The executive took advantage of confidential market information about the bank’s clients to trade it through covert deposit accounts owned by his wife at other banks, “thus violat[ing] the bank’s internal directives,” says Finma.
“Insider trading undermines confidence in the market,” says Finma’s enforcement head Patric Eymann. “We will, therefore, continue to rigorously investigate any evidence of violations of supervisory law.”
The regulator says the violations continued over “many years”, with the exact time period not made clear.
It adds: “Besides conducting insider trading the person concerned systematically breached the bank’s internal directives as well as directives recognised by Finma as a minimum standard over a period of many years through other private trading activities.”
The unnamed CEO was given a four-year ban on taking any financial management role by Finma, and a six-year ban on his licence as a securities dealer.
Traditionally opaque in its approach, the past ten years recent have seen the Swiss regulator take a more open approach to certain insider trading cases. In the past ten years, Finma has named and shamed its worst offenders in a bid to deter others from following in their footsteps.
Swiss corporate turnaround manager Hans Ziegler was named as a subject of the regulator’s investigations in 2016, and in 2017 he was found guilty of 11 counts of insider dealings at six different banking firms. He was fined $1.4 million dollars.
This latest case of the unnamed CEO harks back to a similar case in 2012 – the former chairman of Switzerland’s central bank, Philipp Hildebrand. He was forced to resign during allegations of insider trading committed in his wife’s name.
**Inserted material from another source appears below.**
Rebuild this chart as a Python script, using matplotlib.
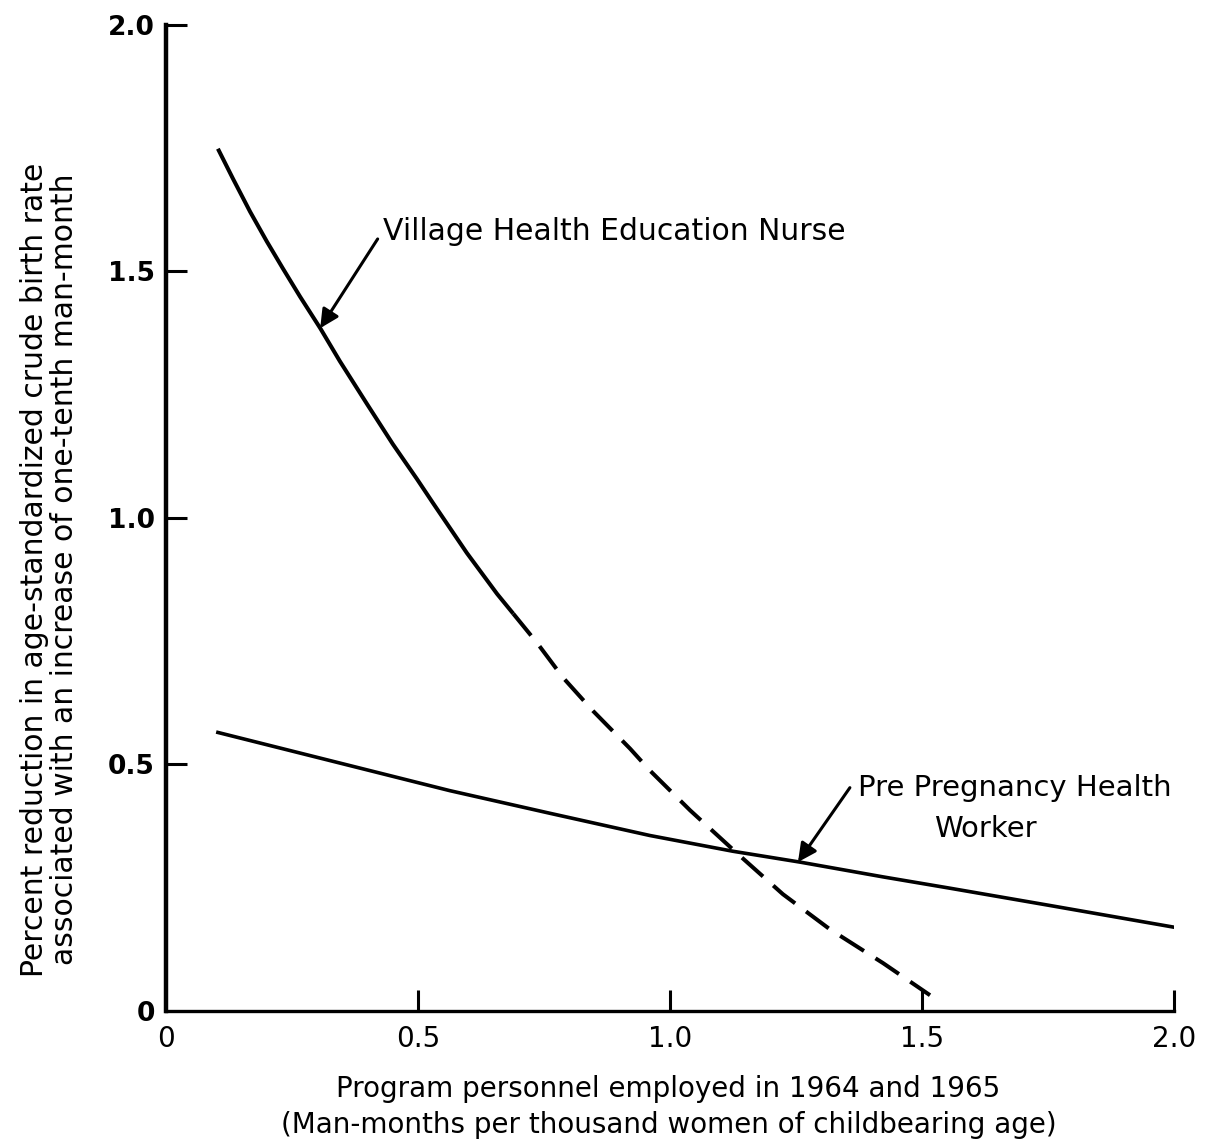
import matplotlib
matplotlib.use("Agg")
import matplotlib.pyplot as plt

# values
nurse_solid_x = [0.103, 0.133, 0.167, 0.200, 0.232, 0.266, 0.306, 0.345, 0.399,
                 0.450, 0.498, 0.530, 0.597, 0.657, 0.689]
nurse_solid_y = [1.749, 1.688, 1.621, 1.561, 1.506, 1.449, 1.385, 1.318, 1.231,
                 1.150, 1.079, 1.030, 0.929, 0.846, 0.806]
nurse_dash_x = [0.689, 0.736, 0.788, 0.847, 0.921, 0.960, 1.040, 1.133, 1.224,
                1.317, 1.423, 1.516]
nurse_dash_y = [0.806, 0.747, 0.676, 0.609, 0.532, 0.488, 0.407, 0.320, 0.237,
                0.166, 0.097, 0.032]

worker_x = [0.103, 0.563, 0.762, 0.960, 1.125, 1.258, 1.423, 1.556, 1.754, 2.0]
worker_y = [0.565, 0.447, 0.401, 0.356, 0.324, 0.302, 0.272, 0.249, 0.214, 0.170]

ticks = [0, 0.5, 1.0, 1.5, 2.0]
tick_labels = ["0", "0.5", "1.0", "1.5", "2.0"]

plt.rcParams['font.family'] = ['DejaVu Sans']

fig = plt.figure(figsize=(12.09, 11.46), dpi=100)
ax = fig.add_axes([0.1373, 0.1178, 0.8337, 0.8604])

ax.plot(nurse_solid_x, nurse_solid_y, color='black', lw=2.9, solid_capstyle='butt')
ax.plot(nurse_dash_x, nurse_dash_y, color='black', lw=2.9, dashes=(7.0, 3.4))
ax.plot(worker_x, worker_y, color='black', lw=2.6)

ax.set_xlim(0, 2.0)
ax.set_ylim(0, 2.0)
ax.spines['top'].set_visible(False)
ax.spines['right'].set_visible(False)
ax.spines['left'].set_linewidth(3.2)
ax.spines['bottom'].set_linewidth(2.4)

ax.set_xticks(ticks)
ax.set_xticklabels(tick_labels, fontsize=20)
ax.set_yticks(ticks)
ax.set_yticklabels(tick_labels, fontsize=19, fontweight='bold')
ax.tick_params(axis='both', direction='in', length=15, width=2.2, pad=8)
ax.tick_params(axis='x', pad=10)
ax.xaxis.get_major_ticks()[0].tick1line.set_visible(False)
ax.yaxis.get_major_ticks()[0].tick1line.set_visible(False)

# annotations
ax.annotate("", xy=(0.306, 1.385), xytext=(0.42, 1.566),
            arrowprops=dict(arrowstyle='-|>', color='black', lw=2.2,
                            mutation_scale=28, shrinkA=0, shrinkB=0))
ax.text(0.43, 1.581, "Village Health Education Nurse", fontsize=21.5,
        va='center', ha='left')

ax.annotate("", xy=(1.254, 0.302), xytext=(1.357, 0.453),
            arrowprops=dict(arrowstyle='-|>', color='black', lw=2.2,
                            mutation_scale=28, shrinkA=0, shrinkB=0))
ax.text(1.373, 0.453, "Pre Pregnancy Health", fontsize=21, va='center', ha='left')
ax.text(1.625, 0.370, "Worker", fontsize=21, va='center', ha='center')

# axis titles
fig.text(0.553, 0.034, "Program personnel employed in 1964 and 1965\n"
         "(Man-months per thousand women of childbearing age)",
         ha='center', va='center', fontsize=20, linespacing=1.4)
fig.text(0.041, 0.503, "Percent reduction in age-standardized crude birth rate\n"
         "associated with an increase of one-tenth man-month",
         ha='center', va='center', rotation=90, fontsize=21.5, linespacing=1.05)

fig.savefig("out.png", dpi=100)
The executive denied the allegations and did not face a formal sanction.
Many other – perhaps deemed more mild by the regulator – wrong doers are still left unnamed. This prompted a report in November last year by the Organisation for Economic Co-operation and Development (OECD) instructing Finma to allocate more resources to its operations and commit to greater openness.
“The application of Switzerland’s regulations should be transparent to facilitate review,” the report said.